Oddly, for someone who lamented her own inability to be a stay-at-home mom/writer, the scorn she displays for stay-at-home moms later in the book seems out of character. Actually, she is dismissive of people with other beliefs and convictions than hers. I'm not suggesting for a moment that she shouldn't be an opinionated person (of any sex), but it's hard to respect anyone who can't reason with their opponents with out dismissing or vilifying them.
I actually had a few more things in my notes along those things, but seeing this on the screen makes me want to stop before this becomes a diatribe against the book. Because, believe it or not, I enjoyed this book – when she tells a narrative or goes for a laugh, I really got into the book and wanted to hear more. It's when she gets on her soapbox or when she doles out advice that wouldn't work for women less-well-off than she is, I couldn't enjoy it.

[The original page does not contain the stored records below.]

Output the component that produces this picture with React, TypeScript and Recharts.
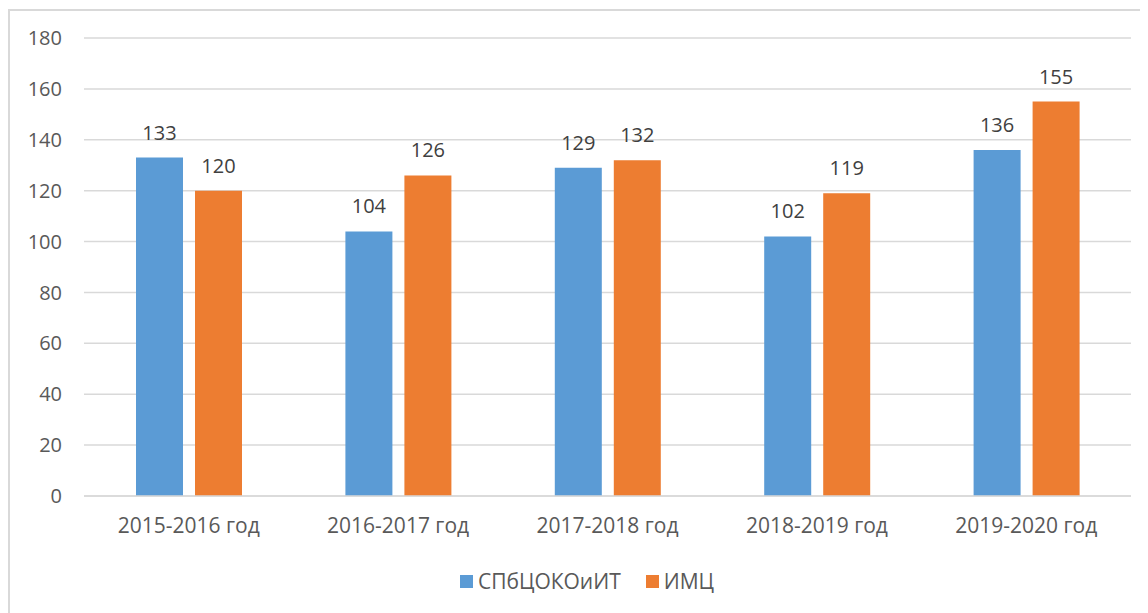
import React from 'react';
import { BarChart, Bar, XAxis, YAxis, CartesianGrid, Legend, LabelList } from 'recharts';

const years = ['2015-2016 год', '2016-2017 год', '2017-2018 год', '2018-2019 год', '2019-2020 год'];
const spbValues = [133, 104, 129, 102, 136];
const imcValues = [120, 126, 132, 119, 155];
const yTicks = [0, 20, 40, 60, 80, 100, 120, 140, 160, 180];

const seriesNames = ['СПбЦОКОиИТ', 'ИМЦ'];
const BLUE = '#5B9BD5';
const ORANGE = '#ED7D31';
const FONT = '"Open Sans", sans-serif';

const data = years.map((year, i) => ({
  year,
  spb: spbValues[i],
  imc: imcValues[i],
}));

const LegendContent = () => (
  <div style={{ display: 'flex', justifyContent: 'center', alignItems: 'center', fontFamily: FONT, fontSize: 21, color: '#595959', paddingLeft: 14 }}>
    {[BLUE, ORANGE].map((c, i) => (
      <div key={i} style={{ display: 'flex', alignItems: 'center', marginRight: i === 0 ? 25 : 0 }}>
        <span style={{ display: 'inline-block', width: 13, height: 13, background: c, marginRight: 5 }} />
        <span>{seriesNames[i]}</span>
      </div>
    ))}
  </div>
);

export default function App() {
  return (
    <div
      style={{
        marginTop: 1,
        width: 1140,
        height: 604,
        borderTop: '2px solid #d9d9d9',
        borderLeft: '2px solid #d9d9d9',
        background: '#fff',
      }}
    >
      <BarChart
        width={1140}
        height={600}
        data={data}
        margin={{ top: 27, right: 19, left: 0, bottom: 75 }}
        barGap={12}
        barSize={47}
      >
        <CartesianGrid vertical={false} stroke="#d9d9d9" strokeWidth={1.5} />
        <XAxis
          dataKey="year"
          height={40}
          tickLine={false}
          tickSize={0}
          tickMargin={22}
          axisLine={{ stroke: '#d9d9d9', strokeWidth: 1.5 }}
          tick={{ fill: '#595959', fontSize: 21, fontFamily: FONT }}
        />
        <YAxis
          width={74}
          domain={[0, 180]}
          ticks={yTicks}
          axisLine={false}
          tickLine={false}
          tickSize={0}
          tickMargin={22}
          tick={{ fill: '#595959', fontSize: 20, fontFamily: FONT }}
        />
        <Legend
          verticalAlign="middle"
          wrapperStyle={{ top: 556, left: 0, width: 1140 }}
          content={<LegendContent />}
        />
        <Bar dataKey="spb" name={seriesNames[0]} fill={BLUE} isAnimationActive={false}>
          <LabelList dataKey="spb" position="top" offset={18} fill="#404040" fontSize={20} fontFamily={FONT} />
        </Bar>
        <Bar dataKey="imc" name={seriesNames[1]} fill={ORANGE} isAnimationActive={false}>
          <LabelList dataKey="imc" position="top" offset={18} fill="#404040" fontSize={20} fontFamily={FONT} />
        </Bar>
      </BarChart>
    </div>
  );
}
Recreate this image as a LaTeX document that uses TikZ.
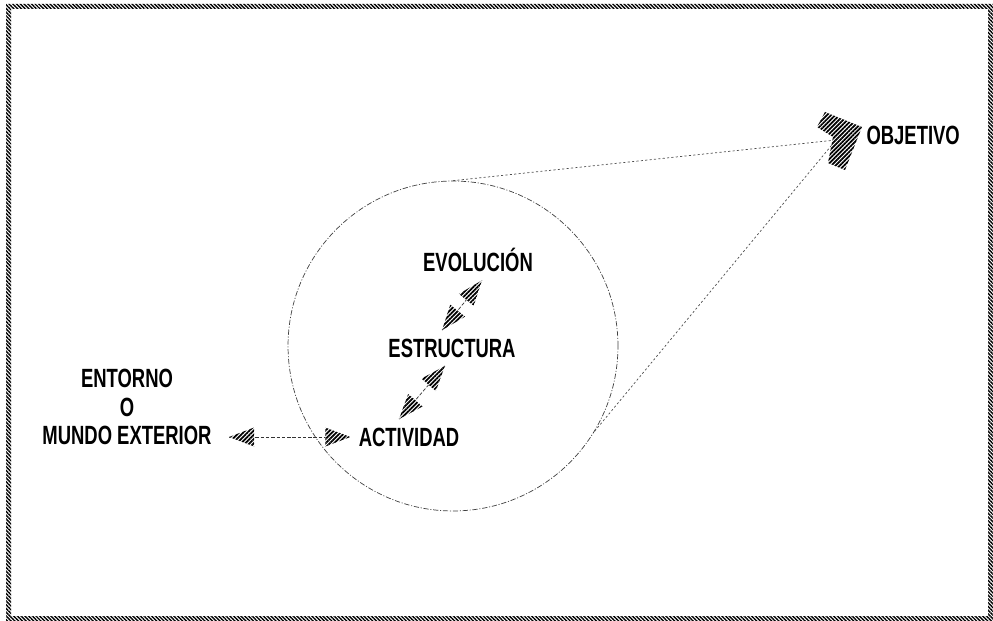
\documentclass[tikz,border=0pt]{standalone}
\usepackage{fontspec}
\setmainfont{Liberation Sans}[FakeStretch=0.70]
\usetikzlibrary{patterns.meta,decorations.markings,calc}

\tikzset{
  hatch/.style={pattern={Lines[angle=45,distance=1.7pt,line width=1pt]}},
  rope/.style={pattern={Lines[angle=-45,distance=1.5pt,line width=0.8pt]}},
  txt/.style={font=\fontsize{15}{16}\selectfont\bfseries, inner sep=2pt, outer sep=1mm},
  link/.style={black!80, line width=0.4pt, dash pattern=on 2pt off 1pt,
    postaction={decorate}, decoration={markings,
      mark=at position 0 with {\tipback}, mark=at position 1 with {\tipfwd}}},
  ray/.style={black!70, line width=0.4pt, dash pattern=on 1.2pt off 1.3pt},
}
\newcommand{\tipfwd}{\fill[white] (0,0) -- (-5mm,1.9mm) -- (-5mm,-1.9mm) -- cycle;
  \fill[hatch] (0,0) -- (-5mm,1.9mm) -- (-5mm,-1.9mm) -- cycle;}
\newcommand{\tipback}{\fill[white] (0,0) -- (5mm,1.9mm) -- (5mm,-1.9mm) -- cycle;
  \fill[hatch] (0,0) -- (5mm,1.9mm) -- (5mm,-1.9mm) -- cycle;}

\begin{document}
\begin{tikzpicture}[x=0.02cm,y=-0.02cm]
\useasboundingbox (0,0) rectangle (993,621);
% marco
\fill[rope, even odd rule] (6,4) rectangle (993,621) (11,9) rectangle (988,616);

% sistema
\node[circle, draw=black!75, line width=0.4pt, dash pattern=on 3pt off 1pt on 0.6pt off 1pt,
  minimum size=6.6cm, inner sep=0pt] (sistema) at (453,346) {};

\node[txt] (evolucion) at (478,260) {EVOLUCIÓN};
\node[txt] (estructura) at (452,348) {ESTRUCTURA};
\node[txt] (actividad) at (409,437) {ACTIVIDAD};
\node[txt, align=center] (entorno) at (127,407) {ENTORNO\\O\\MUNDO EXTERIOR};
\node[txt, anchor=west] (objetivo) at (858,135) {OBJETIVO};
\coordinate (meta) at (836,140);

\draw[link] ($(entorno.east |- actividad.west)+(9,0)$) -- (actividad.west);
\draw[link] ([xshift=-2mm]actividad.north) -- ([xshift=-1.4mm]estructura.south);
\draw[link] ([xshift=-2mm]estructura.north) -- ([xshift=0.8mm]evolucion.south);

\draw[ray] (sistema.north) -- (meta);
\draw[ray] (sistema.-31) -- (meta);

% marca del objetivo
\fill[white] (825,112) -- (862,127) -- (845,170) -- (828,163) -- (833,137) -- (817,127) -- cycle;
\fill[hatch] (825,112) -- (862,127) -- (845,170) -- (828,163) -- (833,137) -- (817,127) -- cycle;

\end{tikzpicture}
\end{document}
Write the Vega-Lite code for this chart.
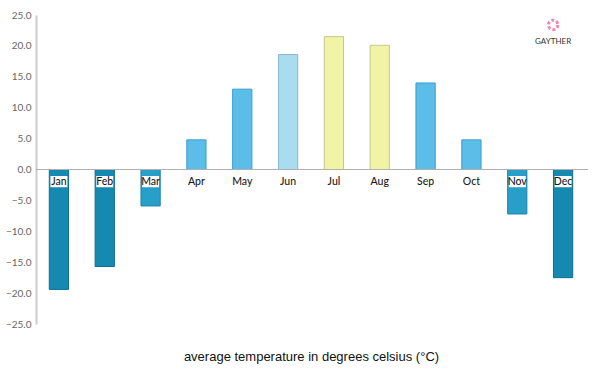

If anything, this book makes me like her fiction more – because the flawed people she writes about are a lot more relatable than she presents herself as. But listening (I think reading would be better – see below) to Weiner describe her problems with overeating, or the journey to get her first book published (and the real life experiences that shaped the book), her mother's reactions to her book tours, getting the movie In Her Shoes made, stories about her dogs, and so on – man, I really liked that and would've gladly consumed more of that kind of thing.
As an audiobook, this was a disappointment. I found the little sound effect/chime thing between chapters grating. Weiner's reading was too slow and her cadence demonstrates that she reads a lot to her kids. Which would be fine if the prose matched, but it didn't.
I can't rate this too low – it was well-written I laughed, I felt for her and some of the other people she talked about in a way that I can't justify rating below a 3. But man, I want to.